NYMC and Westchester Medical Center Health Network Host Sixth Annual HeLa Conference
The HeLa Diversity, Equity and Inclusion Conference Focused on Strategies for Overcoming Health Inequities
The New York Medical College (NYMC) Office of Diversity and Inclusion and Westchester Medical Center Health Network (WMCHealth) presented the sixth annual HeLa Diversity, Equity and Inclusion Conference in-person for the first time since the pandemic on February 22. The hybrid audience listened to panelists discuss topics surrounding disparities and inequities in medicine from surgical procedures to the COVID-19 pandemic. View the video.
The conference opened with remarks by Mill Etienne, M.D. ’02, M.P.H., FAAN, FAES, vice chancellor for the Office for Diversity and Inclusion, associate dean for student affairs and associate professor of neurology and medicine, Matilde Roman, Esq., senior vice president and chief equity, inclusion and diversity officer at WCMHealth, and Sean S. Tedjarati, M.D., M.P.H., M.B.A., clinical professor and chair of the Department of Obstetrics and Gynecology, director of obstetrics and gynecology at Westchester Medical Center and MidHudson Regional Hospital, and chief clinical integration officer at WMCHealth.
“In honoring the life of Ms. Henrietta Lacks, it is important that we carefully look at health inequities and work together to knock down the barriers to better health in our communities. If we care about improving our institutions, we must scrutinize them to make them better,” said Dr. Etienne. He further drove home this point by quoting James Baldwin and said, “I love America more than any other country in the world and, exactly for this reason, I insist on the right to criticize her perpetually.”
Dr. Tedjarati discussed the implicit bias that medical professionals bring with them into the exam room and the effect those prejudices have on the patients they treat, shaping the state of public health.
“How do we look at ourselves in a critical way, but with thoughtful eyes?” said Dr. Tedjarati. “These are people who are meant to come and advance the betterment of the world, but somehow we’ve become blind to what occurs and perhaps our own biases. We have to foundationally change how we render services that are sustainable beyond a personality and person.”

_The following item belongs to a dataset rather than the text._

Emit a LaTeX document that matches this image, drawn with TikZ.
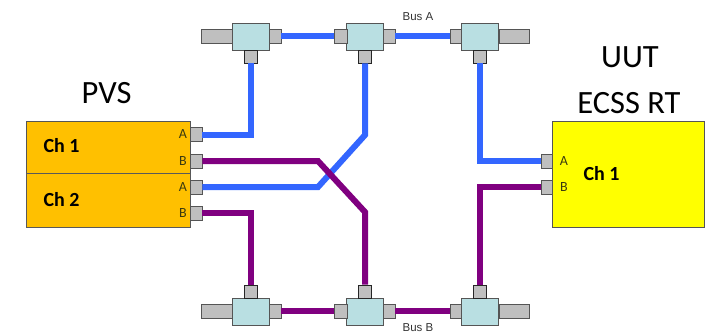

Kathryn Martin, M.D., M.P.H., FRCSC, FACS, an attending pediatric surgeon at Maria Fareri Children’s Hospital at WMC, centered her panel on addressing structural barriers to optimize surgical outcomes. Ruth E. Alejandro, M.D. '03, FAAPMR, clinical assistant professor of rehabilitation medicine, School of Medicine (SOM) house advisor dean, director of pediatric rehabilitation at Blythedale Children's Hospital, pediatric rehabilitation medicine attending physician and brain injury medicine subspecialist presented her panel on health disparities in rehabilitation medicine. Rachelle J. Lodescar, M.D. '13, general surgeon in burn surgery and critical care medicine and attending physician at WMC, discussed the association between race and outcomes in the burn community. Latif Salam, M.D., FACP, clinical assistant professor of medicine at SUNY Downstate Health Sciences University and attending physician at the Department of Internal Medicine and Associate Program Director of Internal Medicine Residency Program at WMC, focused on the racial and socioeconomical impact of the COVID-19 pandemic. Mary Otto, medical journalist, author, and topic leader on oral health for the Association of Health Care Journalists, discussed of discrimination in dentistry from her book, Teeth: The Story of Beauty, Inequality, and the Struggle for Oral Health in America, which was the topic of the community read later that evening.
“This year’s distinguished speakers to not only brought awareness to the issues at hand, but also explored strategies for mitigating them,” said Wianda Jean, M.S., assistant to the vice chancellor for the Office of Diversity and Inclusion and coordinator for the event. “I believe that was the biggest take-away because it challenged the audience to consider the micro-level impacts that they can make in their own piece of this much larger puzzle, while the presenters provided tangible means of doing so. From pushing for changes in curriculum content, to lobbying efforts, our speakers left the audience with more than just information, but also a call to action.”
“Our panelists presented on the different disparities within medicine and about intervening after something has already happened," said Dr. Etienne. “What we need to do is go to the root cause and prevent these things from happening in the first place.”
The annual conference, named for Henrietta Lacks, aims to continue dialogue on research ethics, informed consent, privacy and compensation. Lacks was diagnosed with cervical cancer and died at the age of 31 in 1951. Her cancer cells—code named HeLa—were taken without her knowledge and became one of the most important tools in medicine. It was the first immortal cell line, or group of tissue samples that could survive in a lab and reproduce indefinitely, leading to advances including the polio vaccine, cancer treatments and in vitro fertilization.